Laut yang diuruk, ujar Agus, untuk menjadi perumahan membuat ikan otomatis berpindah. Ia menambahkan, rusaknya ekosistem ikan, adanya limbah, dan rusaknya karang laut menjadi penyebab ikan berpindah jauh.
Agus dan para nelayan di Muara Angke akhirnya mencari ikan ke tengah-tengah pulau lantaran ikan yang berpindah jalur. Bahkan para nelayan, ujar Agus, harus menambah bahan bakar minyak (BBM) solar 70–100 liter.
Agus mengkritik pemerintah karena kinerjanya yang tidak memuaskan. “Kalau masih mau diakui oleh rakyat, terjun lah ke lapangan hingga ke pelosok-pelosok Indonesia,” tegas Agus, Minggu (23/10).
Salah satu nelayan Muara Angke, Oki mengatakan Pulau Reklamasi juga membahayakan keselamatan para nelayan. Ia menambahkan, tiga kapal kecil pernah tenggelam karena terlalu mepet terbentur batu. Selain itu, Oki dan para nelayan lain harus berlayar ke berbagai pulau untuk mendapatkan ikan. “Kami harus pergi jauh ke Pulau Karawang, Pantai Marunda, Pulau Seribu, Pulau Untung Jawa, Pulau Bidadari, dan Pulau Putri,” tutur Oki, Minggu (23/10).

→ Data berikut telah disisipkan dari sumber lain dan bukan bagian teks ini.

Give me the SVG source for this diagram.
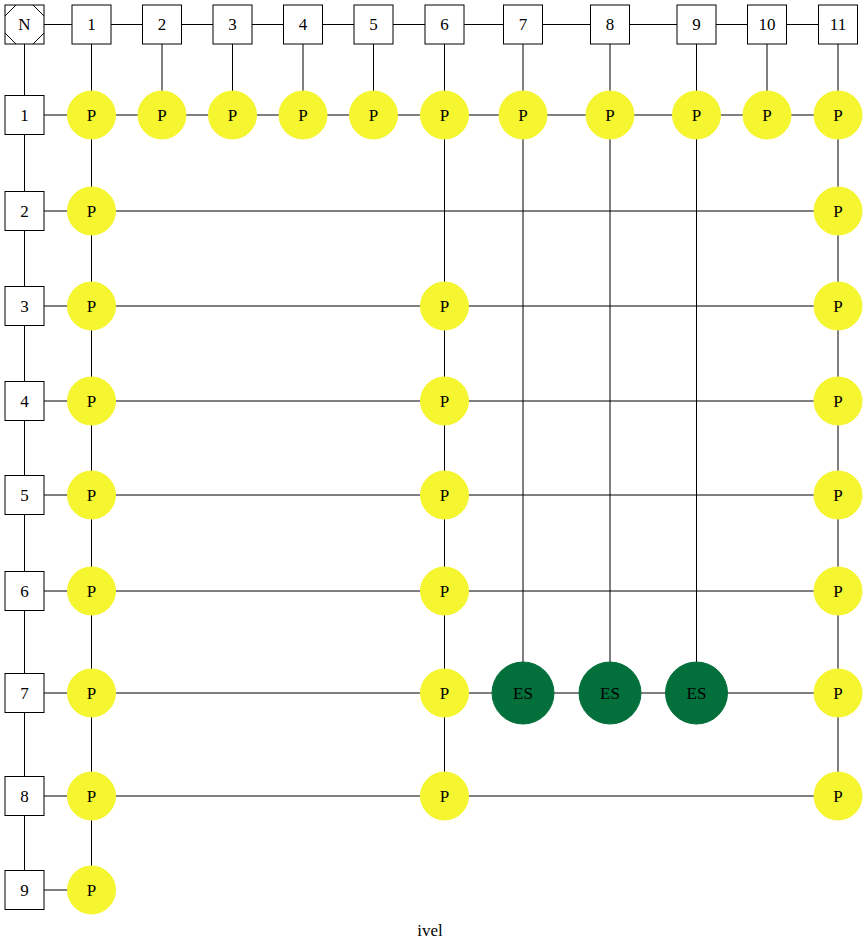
<svg xmlns="http://www.w3.org/2000/svg" width="867" height="951" viewBox="0 0 867 951">
<style>
.b{fill:#fff;stroke:#000;stroke-width:1}
.p{fill:#f5f530;stroke:#f5f530}
.e{fill:#03703c;stroke:#03703c}
.c line{stroke:#000;stroke-width:1}
text{font-family:"Liberation Serif","Times New Roman",serif;font-size:17px;text-anchor:middle;dominant-baseline:central;fill:#000}
</style>
<rect width="867" height="951" fill="#fff"/>
<g class="c" id="connectors">
<line x1="24.5" y1="24.5" x2="838" y2="24.5"/>
<line x1="24.5" y1="24.5" x2="24.5" y2="890"/>
<line x1="91.5" y1="24.5" x2="91.5" y2="890"/>
<line x1="162" y1="24.5" x2="162" y2="115"/>
<line x1="232.5" y1="24.5" x2="232.5" y2="115"/>
<line x1="303" y1="24.5" x2="303" y2="115"/>
<line x1="373.5" y1="24.5" x2="373.5" y2="115"/>
<line x1="444.5" y1="24.5" x2="444.5" y2="796"/>
<line x1="523" y1="24.5" x2="523" y2="693"/>
<line x1="610" y1="24.5" x2="610" y2="693"/>
<line x1="696.5" y1="24.5" x2="696.5" y2="693"/>
<line x1="767" y1="24.5" x2="767" y2="115"/>
<line x1="838" y1="24.5" x2="838" y2="796"/>
<line x1="24.5" y1="115" x2="838" y2="115"/>
<line x1="24.5" y1="211" x2="838" y2="211"/>
<line x1="24.5" y1="306" x2="838" y2="306"/>
<line x1="24.5" y1="401" x2="838" y2="401"/>
<line x1="24.5" y1="495" x2="838" y2="495"/>
<line x1="24.5" y1="591" x2="838" y2="591"/>
<line x1="24.5" y1="693" x2="838" y2="693"/>
<line x1="24.5" y1="796" x2="838" y2="796"/>
<line x1="24.5" y1="890" x2="91.5" y2="890"/>
</g>
<g id="N">
<rect class="b" x="5" y="5" width="39" height="39"/>
<path d="M5,16 L16,5 M33,5 L44,16 M44,33 L33,44 M16,44 L5,33" stroke="#000" fill="none"/>
<text x="24.5" y="24.5">N</text>
</g>
<g id="col1"><rect class="b" x="72" y="5" width="39" height="39"/><text x="91.5" y="24.5">1</text></g>
<g id="col2"><rect class="b" x="142.5" y="5" width="39" height="39"/><text x="162" y="24.5">2</text></g>
<g id="col3"><rect class="b" x="213" y="5" width="39" height="39"/><text x="232.5" y="24.5">3</text></g>
<g id="col4"><rect class="b" x="283.5" y="5" width="39" height="39"/><text x="303" y="24.5">4</text></g>
<g id="col5"><rect class="b" x="354" y="5" width="39" height="39"/><text x="373.5" y="24.5">5</text></g>
<g id="col6"><rect class="b" x="425" y="5" width="39" height="39"/><text x="444.5" y="24.5">6</text></g>
<g id="col7"><rect class="b" x="503.5" y="5" width="39" height="39"/><text x="523" y="24.5">7</text></g>
<g id="col8"><rect class="b" x="590.5" y="5" width="39" height="39"/><text x="610" y="24.5">8</text></g>
<g id="col9"><rect class="b" x="677" y="5" width="39" height="39"/><text x="696.5" y="24.5">9</text></g>
<g id="col10"><rect class="b" x="747.5" y="5" width="39" height="39"/><text x="767" y="24.5">10</text></g>
<g id="col11"><rect class="b" x="818.5" y="5" width="39" height="39"/><text x="838" y="24.5">11</text></g>
<g id="row1"><rect class="b" x="5" y="95.5" width="39" height="39"/><text x="24.5" y="115">1</text></g>
<g id="row2"><rect class="b" x="5" y="191.5" width="39" height="39"/><text x="24.5" y="211">2</text></g>
<g id="row3"><rect class="b" x="5" y="286.5" width="39" height="39"/><text x="24.5" y="306">3</text></g>
<g id="row4"><rect class="b" x="5" y="381.5" width="39" height="39"/><text x="24.5" y="401">4</text></g>
<g id="row5"><rect class="b" x="5" y="475.5" width="39" height="39"/><text x="24.5" y="495">5</text></g>
<g id="row6"><rect class="b" x="5" y="571.5" width="39" height="39"/><text x="24.5" y="591">6</text></g>
<g id="row7"><rect class="b" x="5" y="673.5" width="39" height="39"/><text x="24.5" y="693">7</text></g>
<g id="row8"><rect class="b" x="5" y="776.5" width="39" height="39"/><text x="24.5" y="796">8</text></g>
<g id="row9"><rect class="b" x="5" y="870.5" width="39" height="39"/><text x="24.5" y="890">9</text></g>
<g id="p1_1"><circle class="p" cx="91.5" cy="115" r="24"/><text x="91.5" y="115">P</text></g>
<g id="p1_2"><circle class="p" cx="162" cy="115" r="24"/><text x="162" y="115">P</text></g>
<g id="p1_3"><circle class="p" cx="232.5" cy="115" r="24"/><text x="232.5" y="115">P</text></g>
<g id="p1_4"><circle class="p" cx="303" cy="115" r="24"/><text x="303" y="115">P</text></g>
<g id="p1_5"><circle class="p" cx="373.5" cy="115" r="24"/><text x="373.5" y="115">P</text></g>
<g id="p1_6"><circle class="p" cx="444.5" cy="115" r="24"/><text x="444.5" y="115">P</text></g>
<g id="p1_7"><circle class="p" cx="523" cy="115" r="24"/><text x="523" y="115">P</text></g>
<g id="p1_8"><circle class="p" cx="610" cy="115" r="24"/><text x="610" y="115">P</text></g>
<g id="p1_9"><circle class="p" cx="696.5" cy="115" r="24"/><text x="696.5" y="115">P</text></g>
<g id="p1_10"><circle class="p" cx="767" cy="115" r="24"/><text x="767" y="115">P</text></g>
<g id="p1_11"><circle class="p" cx="838" cy="115" r="24"/><text x="838" y="115">P</text></g>
<g id="p2_1"><circle class="p" cx="91.5" cy="211" r="24"/><text x="91.5" y="211">P</text></g>
<g id="p2_11"><circle class="p" cx="838" cy="211" r="24"/><text x="838" y="211">P</text></g>
<g id="p3_1"><circle class="p" cx="91.5" cy="306" r="24"/><text x="91.5" y="306">P</text></g>
<g id="p3_6"><circle class="p" cx="444.5" cy="306" r="24"/><text x="444.5" y="306">P</text></g>
<g id="p3_11"><circle class="p" cx="838" cy="306" r="24"/><text x="838" y="306">P</text></g>
<g id="p4_1"><circle class="p" cx="91.5" cy="401" r="24"/><text x="91.5" y="401">P</text></g>
<g id="p4_6"><circle class="p" cx="444.5" cy="401" r="24"/><text x="444.5" y="401">P</text></g>
<g id="p4_11"><circle class="p" cx="838" cy="401" r="24"/><text x="838" y="401">P</text></g>
<g id="p5_1"><circle class="p" cx="91.5" cy="495" r="24"/><text x="91.5" y="495">P</text></g>
<g id="p5_6"><circle class="p" cx="444.5" cy="495" r="24"/><text x="444.5" y="495">P</text></g>
<g id="p5_11"><circle class="p" cx="838" cy="495" r="24"/><text x="838" y="495">P</text></g>
<g id="p6_1"><circle class="p" cx="91.5" cy="591" r="24"/><text x="91.5" y="591">P</text></g>
<g id="p6_6"><circle class="p" cx="444.5" cy="591" r="24"/><text x="444.5" y="591">P</text></g>
<g id="p6_11"><circle class="p" cx="838" cy="591" r="24"/><text x="838" y="591">P</text></g>
<g id="p7_1"><circle class="p" cx="91.5" cy="693" r="24"/><text x="91.5" y="693">P</text></g>
<g id="p7_6"><circle class="p" cx="444.5" cy="693" r="24"/><text x="444.5" y="693">P</text></g>
<g id="es7_7"><circle class="e" cx="523" cy="693" r="31"/><text x="523" y="693">ES</text></g>
<g id="es7_8"><circle class="e" cx="610" cy="693" r="31"/><text x="610" y="693">ES</text></g>
<g id="es7_9"><circle class="e" cx="696.5" cy="693" r="31"/><text x="696.5" y="693">ES</text></g>
<g id="p7_11"><circle class="p" cx="838" cy="693" r="24"/><text x="838" y="693">P</text></g>
<g id="p8_1"><circle class="p" cx="91.5" cy="796" r="24"/><text x="91.5" y="796">P</text></g>
<g id="p8_6"><circle class="p" cx="444.5" cy="796" r="24"/><text x="444.5" y="796">P</text></g>
<g id="p8_11"><circle class="p" cx="838" cy="796" r="24"/><text x="838" y="796">P</text></g>
<g id="p9_1"><circle class="p" cx="91.5" cy="890" r="24"/><text x="91.5" y="890">P</text></g>
<text x="430" y="930">ivel</text>
</svg>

Di sisi lain, Asep terpaksa berhenti dari pekerjaannya dan beralih menjadi pemulung. Padahal, dirinya telah mengemban pekerjaan tersebut selama delapan tahun lamanya. “Selain risiko yang besar, seperti terjebak badai, penghasilannya juga tidak sesuai dengan kebutuhan keluarga,” ujar Asep, Minggu (23/10).
Asep berharap agar pemerintah tidak berdiam diri di kantor dan turut melihat langsung keadaan rakyatnya. Asep melanjutkan, pemerintah harus ikut serta dan tidak hanya menyuruh bawahan yang sekadar menyerahkan laporan.